Accreditation and state certification alignment should come first. Depending on your career goals and the state where you plan to work, your degree needs to satisfy specific requirements. A program that looks good on paper but doesn't lead to the certifications you need isn't the right fit.
Faculty background matters more here than in many fields. Instructors who are current or recent practitioners bring relevance that researchers alone can't replicate. Look for programs where the people teaching you have actually done the work you're preparing for.
Specialization options are increasingly important. A general master's in education is valuable, but programs that allow concentration in curriculum and instruction, literacy, or specific subject areas will serve you better if you have a specific direction in mind.
Finally, flexibility isn't just a convenience. For working teachers, a program's format and schedule is a genuine factor in whether you can complete it without compromising your effectiveness in the classroom. A fully online program removes a significant logistical barrier for educators who are already giving their days to students.
If the classroom feels like the beginning of what you want to do rather than the whole of it, a master's in education is worth a serious look. Apply now or reach out to Iona University's graduate admissions team to learn more about the Master's in Education program and what it can open up for you.
Frequently Asked Questions
Is a master's degree worth it for teachers?
For most teachers, yes — particularly those interested in moving into leadership, curriculum, or coaching roles. In New York State, teachers are also mandated to obtain a master’s degree in order to stay certified. Beyond career advancement, many districts offer salary increases for advanced degrees, and a well-designed program improves classroom effectiveness immediately.
What can you do with a master's in education besides teach?
A master's in education prepares you for roles including instructional coach, curriculum specialist, department chair, academic dean, educational consultant, and program director in nonprofit or ed-tech organizations. Many of these roles keep you close to teaching and learning without a traditional classroom.
How long does it take to complete a master's in education while working full time?
Most working educators complete a master's in education in two to three years attending part time. Programs designed specifically for working teachers often offer accelerated tracks or cohort formats that can shorten that timeline.
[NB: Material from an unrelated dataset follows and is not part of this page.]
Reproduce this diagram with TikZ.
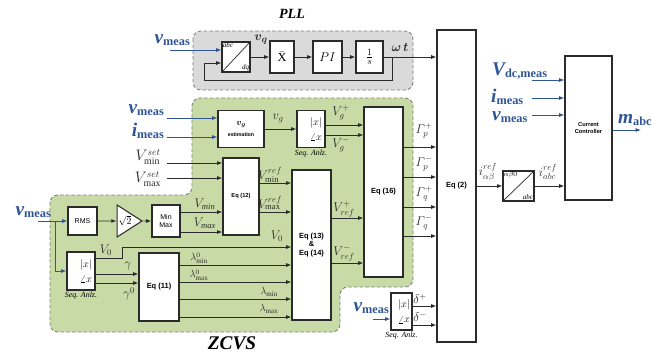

Do school districts pay more if you have a master's degree?
Most public school districts use salary schedules with advanced degree lanes, meaning teachers with a master's earn more than those with a bachelor's alone. The exact increase varies by district, but over a career it can be significant.
What's the difference between a master's in education and a master's in teaching?
A master's in teaching (MST) is typically designed for people entering the classroom for the first time and often leads to initial teaching certification. A master's in education (MSEd) is designed for practicing educators and focuses on leadership, curriculum, policy, or advanced instructional practice.